_EXERCISE TASK_
State how many lines in the listing below include the word "Generate". Give nothing but the number.

* START DATASET ROWS *

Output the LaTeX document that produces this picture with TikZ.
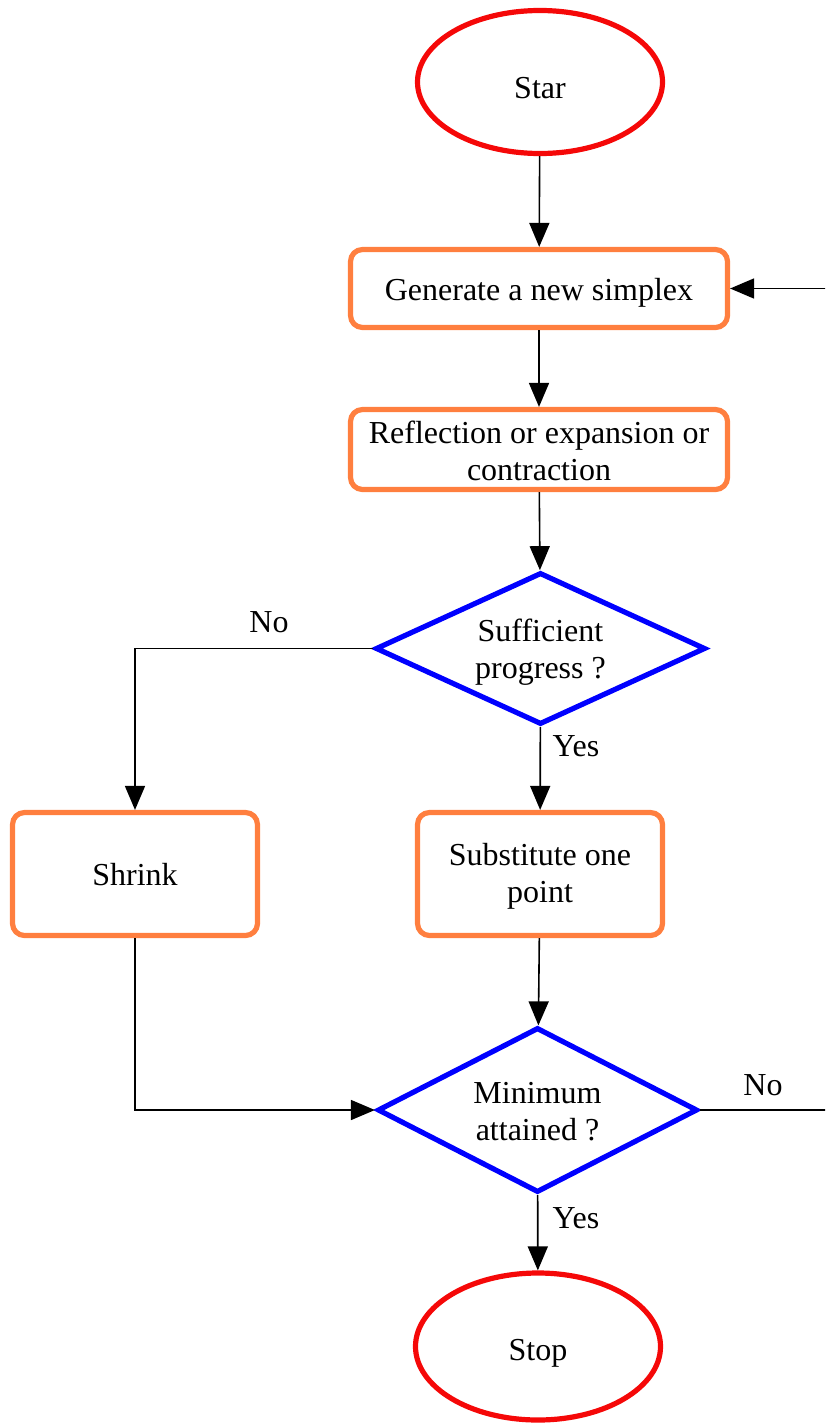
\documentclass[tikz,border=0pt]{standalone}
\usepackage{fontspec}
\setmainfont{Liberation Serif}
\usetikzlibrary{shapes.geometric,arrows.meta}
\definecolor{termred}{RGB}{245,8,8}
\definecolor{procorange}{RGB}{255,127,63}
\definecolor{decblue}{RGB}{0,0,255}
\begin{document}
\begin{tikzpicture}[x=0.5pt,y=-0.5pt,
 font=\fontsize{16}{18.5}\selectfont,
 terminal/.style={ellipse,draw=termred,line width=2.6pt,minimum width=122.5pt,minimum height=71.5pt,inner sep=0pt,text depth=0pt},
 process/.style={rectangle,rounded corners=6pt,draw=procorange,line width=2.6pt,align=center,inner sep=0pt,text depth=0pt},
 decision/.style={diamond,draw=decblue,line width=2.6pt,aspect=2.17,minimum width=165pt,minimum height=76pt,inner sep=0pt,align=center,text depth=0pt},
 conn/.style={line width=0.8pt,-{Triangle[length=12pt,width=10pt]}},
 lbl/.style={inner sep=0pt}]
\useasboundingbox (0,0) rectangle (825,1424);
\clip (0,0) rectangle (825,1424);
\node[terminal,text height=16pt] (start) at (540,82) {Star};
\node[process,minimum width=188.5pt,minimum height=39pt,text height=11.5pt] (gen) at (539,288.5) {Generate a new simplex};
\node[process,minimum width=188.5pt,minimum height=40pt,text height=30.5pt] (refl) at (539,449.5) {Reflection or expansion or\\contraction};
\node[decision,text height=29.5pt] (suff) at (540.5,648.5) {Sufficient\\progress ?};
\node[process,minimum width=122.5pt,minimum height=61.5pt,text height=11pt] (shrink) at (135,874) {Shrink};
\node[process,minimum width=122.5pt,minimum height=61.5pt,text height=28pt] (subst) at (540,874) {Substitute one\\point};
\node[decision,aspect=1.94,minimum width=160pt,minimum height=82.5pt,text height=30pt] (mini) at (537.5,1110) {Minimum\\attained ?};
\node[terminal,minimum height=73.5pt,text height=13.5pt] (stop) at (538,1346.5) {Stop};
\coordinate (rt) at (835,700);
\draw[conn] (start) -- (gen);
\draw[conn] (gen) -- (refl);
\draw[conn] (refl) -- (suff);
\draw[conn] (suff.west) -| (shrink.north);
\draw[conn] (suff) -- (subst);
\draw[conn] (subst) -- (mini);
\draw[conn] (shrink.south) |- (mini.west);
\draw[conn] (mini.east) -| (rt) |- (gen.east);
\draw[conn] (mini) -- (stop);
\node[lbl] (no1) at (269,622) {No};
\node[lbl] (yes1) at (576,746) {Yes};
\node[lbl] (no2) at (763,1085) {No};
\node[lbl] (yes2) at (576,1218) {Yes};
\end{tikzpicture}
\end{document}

* END DATASET ROWS *
* START DATASET ROWS *

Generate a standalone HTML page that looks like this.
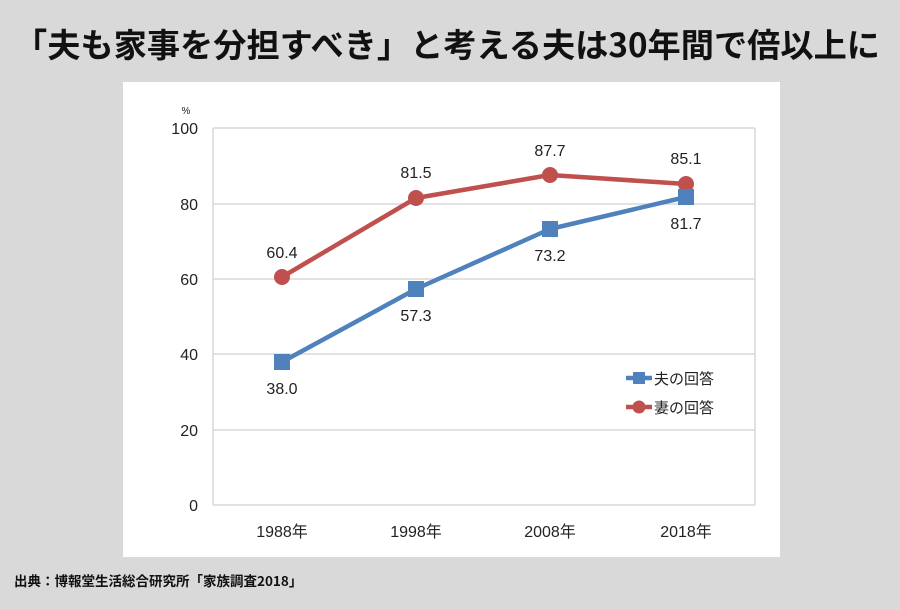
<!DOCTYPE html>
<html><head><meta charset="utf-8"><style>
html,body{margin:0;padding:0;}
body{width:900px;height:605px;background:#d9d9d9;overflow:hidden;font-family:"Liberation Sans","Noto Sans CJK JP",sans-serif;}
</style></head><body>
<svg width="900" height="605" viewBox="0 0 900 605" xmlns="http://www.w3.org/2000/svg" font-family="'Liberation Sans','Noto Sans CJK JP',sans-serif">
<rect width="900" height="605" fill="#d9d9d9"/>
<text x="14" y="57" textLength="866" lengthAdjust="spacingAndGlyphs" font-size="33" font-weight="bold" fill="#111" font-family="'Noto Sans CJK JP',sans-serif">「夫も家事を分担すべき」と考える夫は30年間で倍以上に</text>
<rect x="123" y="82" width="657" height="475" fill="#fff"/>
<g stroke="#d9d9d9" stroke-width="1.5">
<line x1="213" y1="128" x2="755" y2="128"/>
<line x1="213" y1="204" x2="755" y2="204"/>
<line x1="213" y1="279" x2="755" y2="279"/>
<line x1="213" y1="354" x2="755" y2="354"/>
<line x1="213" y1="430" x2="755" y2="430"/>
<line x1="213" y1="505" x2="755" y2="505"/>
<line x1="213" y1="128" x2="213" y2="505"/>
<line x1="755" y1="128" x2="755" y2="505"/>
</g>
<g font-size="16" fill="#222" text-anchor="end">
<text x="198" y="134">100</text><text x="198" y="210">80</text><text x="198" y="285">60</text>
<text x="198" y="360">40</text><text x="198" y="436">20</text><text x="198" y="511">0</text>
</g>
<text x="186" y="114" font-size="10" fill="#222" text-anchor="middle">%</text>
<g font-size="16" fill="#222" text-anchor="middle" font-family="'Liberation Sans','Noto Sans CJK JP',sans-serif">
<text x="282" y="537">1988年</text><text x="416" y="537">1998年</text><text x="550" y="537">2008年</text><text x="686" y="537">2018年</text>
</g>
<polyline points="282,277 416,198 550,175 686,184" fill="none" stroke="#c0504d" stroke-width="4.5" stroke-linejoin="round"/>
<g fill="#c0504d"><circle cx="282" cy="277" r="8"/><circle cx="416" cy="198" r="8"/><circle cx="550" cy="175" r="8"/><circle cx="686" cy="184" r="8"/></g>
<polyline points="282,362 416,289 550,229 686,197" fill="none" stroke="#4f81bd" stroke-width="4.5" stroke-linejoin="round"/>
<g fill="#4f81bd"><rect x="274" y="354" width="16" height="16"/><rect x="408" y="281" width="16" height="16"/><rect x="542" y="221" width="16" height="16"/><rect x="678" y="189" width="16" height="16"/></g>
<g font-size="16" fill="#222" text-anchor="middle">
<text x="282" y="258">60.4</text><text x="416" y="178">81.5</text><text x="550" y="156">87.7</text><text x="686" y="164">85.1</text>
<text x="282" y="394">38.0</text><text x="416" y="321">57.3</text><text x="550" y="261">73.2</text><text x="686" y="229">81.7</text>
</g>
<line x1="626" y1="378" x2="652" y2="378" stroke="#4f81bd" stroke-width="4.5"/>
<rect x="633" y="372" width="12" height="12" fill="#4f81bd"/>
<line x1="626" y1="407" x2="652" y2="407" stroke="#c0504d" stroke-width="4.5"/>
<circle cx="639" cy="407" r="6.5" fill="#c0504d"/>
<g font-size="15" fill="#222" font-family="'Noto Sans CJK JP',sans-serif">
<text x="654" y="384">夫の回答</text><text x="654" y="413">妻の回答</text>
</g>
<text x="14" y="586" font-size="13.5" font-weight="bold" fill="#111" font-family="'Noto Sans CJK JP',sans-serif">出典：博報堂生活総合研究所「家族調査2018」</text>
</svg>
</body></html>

* END DATASET ROWS *

_EXERCISE SOLUTION_
2